Great power struggles in Asia

In: Uncategorized

4 Mar 2013

This is my Perspective column from this week’s Fund Strategy magazine.

Some global trends get little attention in the British media. Those who only follow domestic television channels or newspapers would struggle to find news about the fraught relations between the world’s three largest economic powers.

This tension manifested itself in a recent visit by Shinzo Abe, the new Japanese prime minister, to see Barack Obama in the White House. Although relations between the two leaders were fairly cordial the trip indirectly strained ties between Japan and China still further.

An interview Abe gave to the Washington Post in advance of the trip acted as a catalyst for the row. The prime minister apparently accused China of having a “deeply ingrained” need to spar with other Asian countries over territory.

Unsurprisingly the comments evoked a furious response from Beijing. Such blatant criticisms of what is officially a friendly nation are taboo in diplomacy.

Japan responded by claiming that the newspaper had misquoted Abe. But even if that is the case the misunderstanding signals a deep rift between the two countries. Otherwise one comment would not prompt such a strong response.

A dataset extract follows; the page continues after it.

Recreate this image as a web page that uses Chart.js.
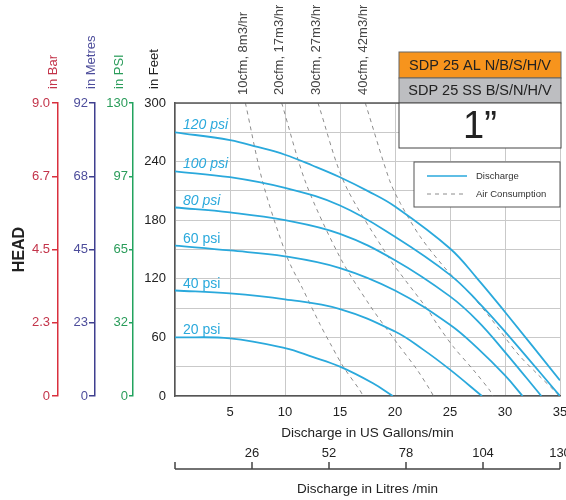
<!DOCTYPE html>
<html>
<head>
<meta charset="utf-8">
<script src="https://cdn.jsdelivr.net/npm/chart.js@4.4.0/dist/chart.umd.min.js"></script>
<style>
  html, body { margin: 0; padding: 0; background: #fff; }
</style>
</head>
<body>
<canvas id="pumpChart" width="566" height="500"></canvas>
<script>
// discharge curves, flow in US gal/min against head in feet
const pressures = ['120 psi', '100 psi', '80 psi', '60 psi', '40 psi', '20 psi'];

const flow120 = [0, 5, 7.5, 10, 12.5, 15, 17.5, 20, 25, 27.5, 30, 35];
const head120 = [270, 262, 255, 247, 236, 224, 210, 194, 151, 120, 86, 16];
const flow100 = [0, 5, 10, 15, 20, 25, 27.5, 30, 35];
const head100 = [230, 224, 213, 195, 163, 124, 97, 66, 0];
const flow80 = [0, 5, 10, 15, 20, 25, 27.5, 30, 33.3];
const head80 = [193, 188, 180, 166, 139, 102, 77, 45, 0];
const flow60 = [0, 5, 10, 15, 20, 25, 27.5, 30, 31.6];
const head60 = [154, 149, 143, 131, 108, 73, 49, 21, 0];
const flow40 = [0, 5, 10, 15, 20, 22.5, 25, 27.9];
const head40 = [108, 105, 99, 89, 66, 48, 27, 0];
const flow20 = [0, 5, 10, 12.5, 15, 18, 19.8];
const head20 = [60, 59, 49, 40, 30, 13, 0];

// air consumption lines
const airLabels = ['10cfm, 8m3/hr', '20cfm, 17m3/hr', '30cfm, 27m3/hr', '40cfm, 42m3/hr'];
const air10Flow = [6.4, 8.0, 10.2, 11.6, 13.2, 14.1, 15.3, 16.8, 17.1];
const air10Head = [300, 218, 142, 110, 73, 54, 30, 6, 0];
const air20Flow = [9.7, 11.9, 15, 17.7, 20.2, 22, 23.2, 23.5];
const air20Head = [300, 218, 142, 93, 54, 27, 6, 0];
const air30Flow = [13.0, 15.4, 19.4, 20.5, 23.0, 23.8, 25.3, 27.1, 28.6, 28.9];
const air30Head = [300, 218, 142, 125, 88, 74, 50.5, 27, 6, 0];
const air40Flow = [17.3, 19.5, 20.5, 22.3, 24.7, 26.8, 28.6, 31.1, 32.9, 34.7, 34.9];
const air40Head = [300, 221, 197, 163, 129, 105, 81, 44, 23, 3, 0];

// scale tick labels
const barTicks = ['0', '2.3', '4.5', '6.7', '9.0'];
const metreTicks = ['0', '23', '45', '68', '92'];
const psiTicks = ['0', '32', '65', '97', '130'];
const litreTicks = [26, 52, 78, 104, 130];

const flows = [flow120, flow100, flow80, flow60, flow40, flow20];
const heads = [head120, head100, head80, head60, head40, head20];
const airFlows = [air10Flow, air20Flow, air30Flow, air40Flow];
const airHeads = [air10Head, air20Head, air30Head, air40Head];

const BLUE = '#2aa9dc';
const RED = '#d9303e', REDTXT = '#c3344a';
const PURPLE = '#3f3f8f', PURPLETXT = '#4d4d9b';
const GREEN = '#22a35e', GREENTXT = '#2a9c5a';
const FONT = "'Liberation Sans', Arial, sans-serif";

Chart.defaults.font.family = FONT;
Chart.defaults.font.size = 13;
Chart.defaults.color = '#222';

const pts = (f, h) => f.map((x, i) => ({ x: x, y: h[i] }));

const datasets = [];
flows.forEach((f, i) => {
  datasets.push({
    label: pressures[i],
    data: pts(f, heads[i]),
    showLine: true,
    borderColor: BLUE,
    borderWidth: 1.8,
    pointRadius: 0,
    tension: 0.4
  });
});
airFlows.forEach((f, i) => {
  datasets.push({
    label: airLabels[i],
    data: pts(f, airHeads[i]),
    showLine: true,
    borderColor: '#8c8c8c',
    borderWidth: 1,
    borderDash: [4, 4],
    pointRadius: 0,
    tension: 0.3
  });
});

function quarterTicks(max) {
  return (s) => { s.ticks = [0, 1, 2, 3, 4].map(i => ({ value: max * i / 4 })); };
}

function sideAxis(max, labels, weight, width, line, txt, pad, tick) {
  return {
    position: 'left',
    weight: weight,
    min: 0,
    max: max,
    afterBuildTicks: quarterTicks(max),
    afterFit: (s) => { s.width = width; },
    ticks: { color: txt, padding: pad, callback: (v, i) => labels[i] },
    grid: { display: true, drawOnChartArea: false, drawTicks: true, tickLength: tick, color: line, lineWidth: 1.5 },
    border: { display: true, color: line, width: 1.5 }
  };
}

const decor = {
  id: 'decor',
  afterDraw(chart) {
    const ctx = chart.ctx;
    const ca = chart.chartArea;
    const xs = chart.scales.x, ys = chart.scales.y;
    ctx.save();

    // top edge of the plot frame
    ctx.strokeStyle = '#555';
    ctx.lineWidth = 1.5;
    ctx.beginPath();
    ctx.moveTo(ca.left, ca.top);
    ctx.lineTo(ca.right, ca.top);
    ctx.stroke();

    // pressure labels at the start of each curve
    ctx.fillStyle = BLUE;
    ctx.textAlign = 'left';
    ctx.textBaseline = 'alphabetic';
    pressures.forEach((p, i) => {
      ctx.font = (i < 3 ? 'italic ' : '') + '14px ' + FONT;
      ctx.fillText(p, xs.getPixelForValue(0) + 8, ys.getPixelForValue(heads[i][0]) - 3);
    });

    // air consumption labels above the plot
    ctx.fillStyle = '#444';
    ctx.font = '13px ' + FONT;
    ctx.textBaseline = 'middle';
    airLabels.forEach((t, i) => {
      ctx.save();
      ctx.translate(xs.getPixelForValue(airFlows[i][0]) - 2, ca.top - 8);
      ctx.rotate(-Math.PI / 2);
      ctx.fillText(t, 0, 0);
      ctx.restore();
    });

    // head axis titles
    [['yBar', 'in Bar', REDTXT, -4.5], ['yMet', 'in Metres', PURPLETXT, -4],
     ['yPsi', 'in PSI', GREENTXT, -14], ['y', 'in Feet', '#222', -21]].forEach(a => {
      const s = chart.scales[a[0]];
      ctx.save();
      ctx.fillStyle = a[2];
      ctx.translate(s.right + a[3], ca.top - 14);
      ctx.rotate(-Math.PI / 2);
      ctx.fillText(a[1], 0, 0);
      ctx.restore();
    });

    // model boxes
    const bx = ca.right - 161, bw = 162;
    ctx.lineWidth = 1;
    ctx.strokeStyle = '#666';
    ctx.fillStyle = '#f7941d';
    ctx.fillRect(bx, ca.top - 51, bw, 26);
    ctx.strokeRect(bx, ca.top - 51, bw, 26);
    ctx.fillStyle = '#bdbec1';
    ctx.fillRect(bx, ca.top - 25, bw, 25);
    ctx.strokeRect(bx, ca.top - 25, bw, 25);
    ctx.fillStyle = '#fff';
    ctx.fillRect(bx, ca.top, bw, 45);
    ctx.strokeStyle = '#444';
    ctx.strokeRect(bx, ca.top, bw, 45);
    ctx.fillStyle = '#222';
    ctx.textAlign = 'center';
    ctx.font = '14.5px ' + FONT;
    ctx.fillText('SDP 25 AL N/B/S/H/V', bx + bw / 2, ca.top - 37);
    ctx.fillText('SDP 25 SS B/S/N/H/V', bx + bw / 2, ca.top - 12);
    ctx.font = '38px ' + FONT;
    ctx.fillText('1\u201D', bx + bw / 2, ca.top + 25);

    // legend
    const lx = ca.right - 146, ly = ca.top + 59;
    ctx.fillStyle = '#fff';
    ctx.fillRect(lx, ly, 146, 45);
    ctx.strokeStyle = '#555';
    ctx.strokeRect(lx, ly, 146, 45);
    ctx.lineWidth = 1.5;
    ctx.strokeStyle = BLUE;
    ctx.beginPath();
    ctx.moveTo(lx + 13, ly + 14);
    ctx.lineTo(lx + 53, ly + 14);
    ctx.stroke();
    ctx.lineWidth = 1;
    ctx.strokeStyle = '#8c8c8c';
    ctx.setLineDash([4, 4]);
    ctx.beginPath();
    ctx.moveTo(lx + 13, ly + 32);
    ctx.lineTo(lx + 53, ly + 32);
    ctx.stroke();
    ctx.setLineDash([]);
    ctx.fillStyle = '#333';
    ctx.textAlign = 'left';
    ctx.font = '9.5px ' + FONT;
    ctx.fillText('Discharge', lx + 62, ly + 14);
    ctx.fillText('Air Consumption', lx + 62, ly + 32);

    // litres bracket axis
    const x2 = chart.scales.x2;
    const yl = x2.top + 28;
    ctx.strokeStyle = '#444';
    ctx.lineWidth = 1.5;
    ctx.beginPath();
    ctx.moveTo(x2.getPixelForValue(0), yl);
    ctx.lineTo(x2.getPixelForValue(130), yl);
    [0].concat(litreTicks).forEach(v => {
      const px = x2.getPixelForValue(v);
      ctx.moveTo(px, yl);
      ctx.lineTo(px, yl - 7);
    });
    ctx.stroke();
    ctx.restore();
  }
};

new Chart(document.getElementById('pumpChart'), {
  type: 'scatter',
  data: { datasets: datasets },
  options: {
    responsive: false,
    animation: false,
    layout: { padding: { top: 103, right: 6, left: 0, bottom: 0 } },
    plugins: { legend: { display: false }, tooltip: { enabled: false } },
    scales: {
      x: {
        type: 'linear',
        position: 'bottom',
        min: 0,
        max: 35,
        afterFit: (s) => { s.height = 45; s.paddingLeft = 0; s.paddingRight = 0; },
        ticks: { stepSize: 5, padding: 9, color: '#222', callback: (v) => v === 0 ? '' : v },
        grid: { color: '#c9c9c9', lineWidth: 1, drawTicks: false },
        border: { color: '#555', width: 1.5 },
        title: { display: true, text: 'Discharge in US Gallons/min', color: '#222', font: { size: 13.5 }, padding: { top: 0, bottom: 0 } }
      },
      x2: {
        type: 'linear',
        position: 'bottom',
        min: 0,
        max: 130,
        afterBuildTicks: (s) => { s.ticks = litreTicks.map(v => ({ value: v })); },
        afterFit: (s) => { s.height = 59; s.paddingLeft = 0; s.paddingRight = 0; },
        ticks: { padding: 5, color: '#222' },
        grid: { display: false, drawTicks: false },
        border: { display: false },
        title: { display: true, text: 'Discharge in Litres /min', color: '#222', font: { size: 13.5 }, padding: { top: 0, bottom: 3 } }
      },
      y: {
        position: 'left',
        weight: 0,
        min: 0,
        max: 300,
        afterFit: (s) => { s.width = 42; },
        ticks: { stepSize: 30, padding: 9, color: '#222', callback: (v) => v % 60 === 0 ? v : '' },
        grid: { color: '#c9c9c9', lineWidth: 1, drawTicks: false },
        border: { color: '#555', width: 1.5 }
      },
      yPsi: sideAxis(130, psiTicks, 1, 38, GREEN, GREENTXT, 1, 4),
      yMet: sideAxis(92, metreTicks, 2, 37, PURPLE, PURPLETXT, 1, 6),
      yBar: Object.assign(sideAxis(9, barTicks, 3, 58, RED, REDTXT, 2, 6), {
        title: { display: true, text: 'HEAD', color: '#222', font: { size: 16, weight: 'bold' }, padding: { top: 10, bottom: 0 } }
      })
    }
  },
  plugins: [decor]
});
</script>
</body>
</html>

In any case the spat did not end there. The China Daily, one of China’s main newspapers, raised the spectre of Japan’s behaviour during the second world war to discredit Abe’s recent calls for a strong Japan. In an editorial it referred to Japan being “in a region that vividly remembers his country’s brutal rampage across Asia 70 years ago”.

In a way this can be seen as an extension of the row over some tiny islands in the East China Sea that did get some coverage in Britain last autumn. Japan, which has controlled the islands since the second world war, calls them the Senkaku. Mainland China, which claims them as its own, refers to them as the Diaoyu. To make matters even more complicated Taiwan, which also claims them, names them the Tiaoyutai.

But the conflict did not stop in the autumn. Japan recently scrambled F15 fighter jets to follow Chinese surveillance aircraft. Tokyo has also alleged that Chinese warships have targeted Japanese vessels with fire-control radar.

Despite what some experts claim, it would be wrong to see the dispute as primarily over natural resources such as fish or crude oil. The islands are important for their symbolic value. Japan wants to retain its role as a leading player in Asia whereas China has become the region’s largest economic power.

That is why it cannot be dismissed as simply a sideshow. The conflict is already souring relations between the world’s second and third largest economies. In addition, some Japanese firms have already suffered as a result of a boycott by Chinese importers.

Nor is America absent from the row even though it is not playing a direct role. Washington is acting as mediator between the two sides as a way of underlining its continuing importance to this vital region.

America has used its mutual security treat with Japan as a way of reassuring Tokyo that it is on the same side. However, it has steered clear from offering Japan unequivocal support in its territorial disagreement over the islands. No doubt the invitation for Abe to visit Washington was at least partly designed to placate Japan.

For America too this dispute has a broader context. It is determined its retain its role as a key player in East Asia in the wake of China’s rise.

This concern has informed what the Obama administration has called its “pivot” to Asia over the past two years. This involves giving relatively more attention to Asia while giving correspondingly less to Europe and the Middle East. Indeed it is probably part of the reason why America is withdrawing troops from Afghanistan and Iraq. Such deployments give it fewer resources to devote to other places including East Asia.

Washington denies that the pivot amounts to a “containment” strategy akin to the way it handled the Soviet Union during the Cold War. Officially America and China maintain friendly relations. But there is no doubt that America wants to cement its own role in the region and that this involves being a counterweight to China’s influence.

America’s pivot to Asia also reflects the changing face of the world economy. It is shifting towards the Pacific. The Chinese economy on its own is bigger than that of the entire eurozone and growing faster. China and Japan together are larger than America.

European trade has also come to play a smaller role within the American economy.  America’s largest import partners in 2011 were China followed by Canada, Mexico and Japan. Its largest export partners were Canada and Mexico followed by China and Japan. Europe does not get much of a look in.

Although Europe still accounts for a large part of the world economy an important shift has already occurred. In many respects trans-Pacific relations have become more important than trans-Atlantic ties.

If the key Pacific powers fall out with each other it would have serious consequences for everyone.